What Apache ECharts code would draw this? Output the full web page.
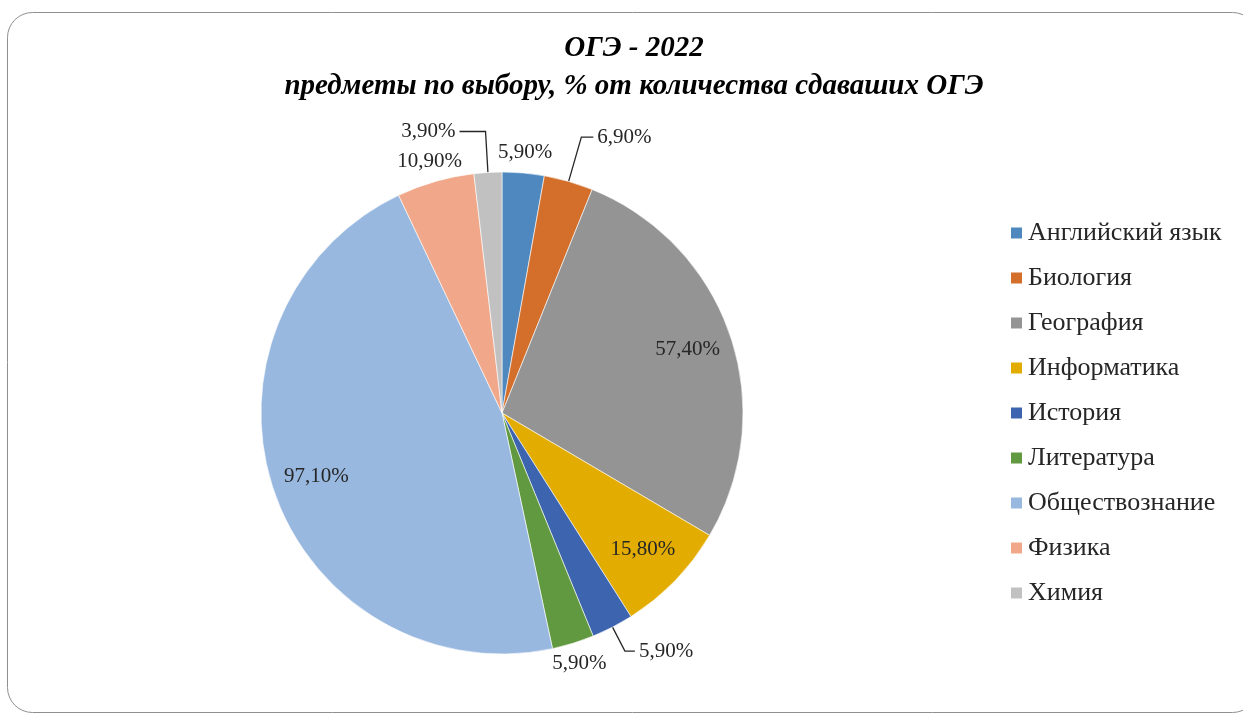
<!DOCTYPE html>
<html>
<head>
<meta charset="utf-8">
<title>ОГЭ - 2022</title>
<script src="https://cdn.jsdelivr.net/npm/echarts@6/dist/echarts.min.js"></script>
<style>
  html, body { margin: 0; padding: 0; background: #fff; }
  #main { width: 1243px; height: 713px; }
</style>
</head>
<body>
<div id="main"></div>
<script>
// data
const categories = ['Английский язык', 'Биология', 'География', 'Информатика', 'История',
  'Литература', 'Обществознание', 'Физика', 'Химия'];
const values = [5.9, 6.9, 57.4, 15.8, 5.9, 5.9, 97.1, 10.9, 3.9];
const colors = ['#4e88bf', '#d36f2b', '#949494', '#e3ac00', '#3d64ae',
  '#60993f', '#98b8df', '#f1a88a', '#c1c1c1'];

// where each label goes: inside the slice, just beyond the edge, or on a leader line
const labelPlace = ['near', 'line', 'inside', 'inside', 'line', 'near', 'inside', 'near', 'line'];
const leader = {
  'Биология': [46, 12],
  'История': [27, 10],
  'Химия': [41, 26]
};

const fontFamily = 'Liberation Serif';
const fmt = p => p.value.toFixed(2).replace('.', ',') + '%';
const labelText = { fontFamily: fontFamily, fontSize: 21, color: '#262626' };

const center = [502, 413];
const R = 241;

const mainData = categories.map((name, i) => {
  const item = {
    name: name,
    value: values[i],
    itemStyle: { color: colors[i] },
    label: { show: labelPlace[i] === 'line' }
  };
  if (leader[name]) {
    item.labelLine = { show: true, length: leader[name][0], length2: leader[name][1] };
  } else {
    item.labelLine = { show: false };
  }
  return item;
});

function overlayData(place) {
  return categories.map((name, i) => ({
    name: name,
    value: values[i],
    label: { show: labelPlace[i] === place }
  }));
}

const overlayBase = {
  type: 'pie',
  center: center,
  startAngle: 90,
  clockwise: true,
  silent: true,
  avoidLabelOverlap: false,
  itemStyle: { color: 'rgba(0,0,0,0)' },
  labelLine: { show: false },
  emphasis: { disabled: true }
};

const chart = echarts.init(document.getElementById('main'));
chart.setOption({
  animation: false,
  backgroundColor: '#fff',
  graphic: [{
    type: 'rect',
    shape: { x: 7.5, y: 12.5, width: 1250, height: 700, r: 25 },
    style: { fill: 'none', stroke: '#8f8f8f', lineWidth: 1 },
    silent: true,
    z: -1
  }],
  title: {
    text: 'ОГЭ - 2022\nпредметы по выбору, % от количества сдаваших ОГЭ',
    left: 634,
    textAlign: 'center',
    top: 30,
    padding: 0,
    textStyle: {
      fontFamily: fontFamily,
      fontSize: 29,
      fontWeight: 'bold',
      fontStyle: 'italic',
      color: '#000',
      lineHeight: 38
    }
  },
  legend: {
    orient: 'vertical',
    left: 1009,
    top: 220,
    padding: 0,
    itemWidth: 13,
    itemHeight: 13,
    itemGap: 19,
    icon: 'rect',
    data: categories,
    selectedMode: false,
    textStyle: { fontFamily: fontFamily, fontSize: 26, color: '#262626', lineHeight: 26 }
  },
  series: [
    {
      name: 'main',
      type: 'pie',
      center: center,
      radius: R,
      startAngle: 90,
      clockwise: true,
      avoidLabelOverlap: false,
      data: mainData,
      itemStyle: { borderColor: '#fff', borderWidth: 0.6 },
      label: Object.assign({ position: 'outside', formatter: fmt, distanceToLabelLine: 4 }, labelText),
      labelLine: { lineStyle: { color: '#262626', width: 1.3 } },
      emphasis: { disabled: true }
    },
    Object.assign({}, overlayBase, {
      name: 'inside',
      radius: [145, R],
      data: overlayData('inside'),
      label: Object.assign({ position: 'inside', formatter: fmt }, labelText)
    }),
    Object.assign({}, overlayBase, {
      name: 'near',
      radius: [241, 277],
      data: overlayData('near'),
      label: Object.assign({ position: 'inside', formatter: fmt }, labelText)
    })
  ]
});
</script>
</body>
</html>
- - - - - - -
» **GIVEN TASK**
Repeat the data above exactly, but not the pictures.

» **RESULT FOR THIS TASK**
What Apache ECharts code would draw this? Output the full web page.
<!DOCTYPE html>
<html>
<head>
<meta charset="utf-8">
<title>ОГЭ - 2022</title>
<script src="https://cdn.jsdelivr.net/npm/echarts@6/dist/echarts.min.js"></script>
<style>
  html, body { margin: 0; padding: 0; background: #fff; }
  #main { width: 1243px; height: 713px; }
</style>
</head>
<body>
<div id="main"></div>
<script>
// data
const categories = ['Английский язык', 'Биология', 'География', 'Информатика', 'История',
  'Литература', 'Обществознание', 'Физика', 'Химия'];
const values = [5.9, 6.9, 57.4, 15.8, 5.9, 5.9, 97.1, 10.9, 3.9];
const colors = ['#4e88bf', '#d36f2b', '#949494', '#e3ac00', '#3d64ae',
  '#60993f', '#98b8df', '#f1a88a', '#c1c1c1'];

// where each label goes: inside the slice, just beyond the edge, or on a leader line
const labelPlace = ['near', 'line', 'inside', 'inside', 'line', 'near', 'inside', 'near', 'line'];
const leader = {
  'Биология': [46, 12],
  'История': [27, 10],
  'Химия': [41, 26]
};

const fontFamily = 'Liberation Serif';
const fmt = p => p.value.toFixed(2).replace('.', ',') + '%';
const labelText = { fontFamily: fontFamily, fontSize: 21, color: '#262626' };

const center = [502, 413];
const R = 241;

const mainData = categories.map((name, i) => {
  const item = {
    name: name,
    value: values[i],
    itemStyle: { color: colors[i] },
    label: { show: labelPlace[i] === 'line' }
  };
  if (leader[name]) {
    item.labelLine = { show: true, length: leader[name][0], length2: leader[name][1] };
  } else {
    item.labelLine = { show: false };
  }
  return item;
});

function overlayData(place) {
  return categories.map((name, i) => ({
    name: name,
    value: values[i],
    label: { show: labelPlace[i] === place }
  }));
}

const overlayBase = {
  type: 'pie',
  center: center,
  startAngle: 90,
  clockwise: true,
  silent: true,
  avoidLabelOverlap: false,
  itemStyle: { color: 'rgba(0,0,0,0)' },
  labelLine: { show: false },
  emphasis: { disabled: true }
};

const chart = echarts.init(document.getElementById('main'));
chart.setOption({
  animation: false,
  backgroundColor: '#fff',
  graphic: [{
    type: 'rect',
    shape: { x: 7.5, y: 12.5, width: 1250, height: 700, r: 25 },
    style: { fill: 'none', stroke: '#8f8f8f', lineWidth: 1 },
    silent: true,
    z: -1
  }],
  title: {
    text: 'ОГЭ - 2022\nпредметы по выбору, % от количества сдаваших ОГЭ',
    left: 634,
    textAlign: 'center',
    top: 30,
    padding: 0,
    textStyle: {
      fontFamily: fontFamily,
      fontSize: 29,
      fontWeight: 'bold',
      fontStyle: 'italic',
      color: '#000',
      lineHeight: 38
    }
  },
  legend: {
    orient: 'vertical',
    left: 1009,
    top: 220,
    padding: 0,
    itemWidth: 13,
    itemHeight: 13,
    itemGap: 19,
    icon: 'rect',
    data: categories,
    selectedMode: false,
    textStyle: { fontFamily: fontFamily, fontSize: 26, color: '#262626', lineHeight: 26 }
  },
  series: [
    {
      name: 'main',
      type: 'pie',
      center: center,
      radius: R,
      startAngle: 90,
      clockwise: true,
      avoidLabelOverlap: false,
      data: mainData,
      itemStyle: { borderColor: '#fff', borderWidth: 0.6 },
      label: Object.assign({ position: 'outside', formatter: fmt, distanceToLabelLine: 4 }, labelText),
      labelLine: { lineStyle: { color: '#262626', width: 1.3 } },
      emphasis: { disabled: true }
    },
    Object.assign({}, overlayBase, {
      name: 'inside',
      radius: [145, R],
      data: overlayData('inside'),
      label: Object.assign({ position: 'inside', formatter: fmt }, labelText)
    }),
    Object.assign({}, overlayBase, {
      name: 'near',
      radius: [241, 277],
      data: overlayData('near'),
      label: Object.assign({ position: 'inside', formatter: fmt }, labelText)
    })
  ]
});
</script>
</body>
</html>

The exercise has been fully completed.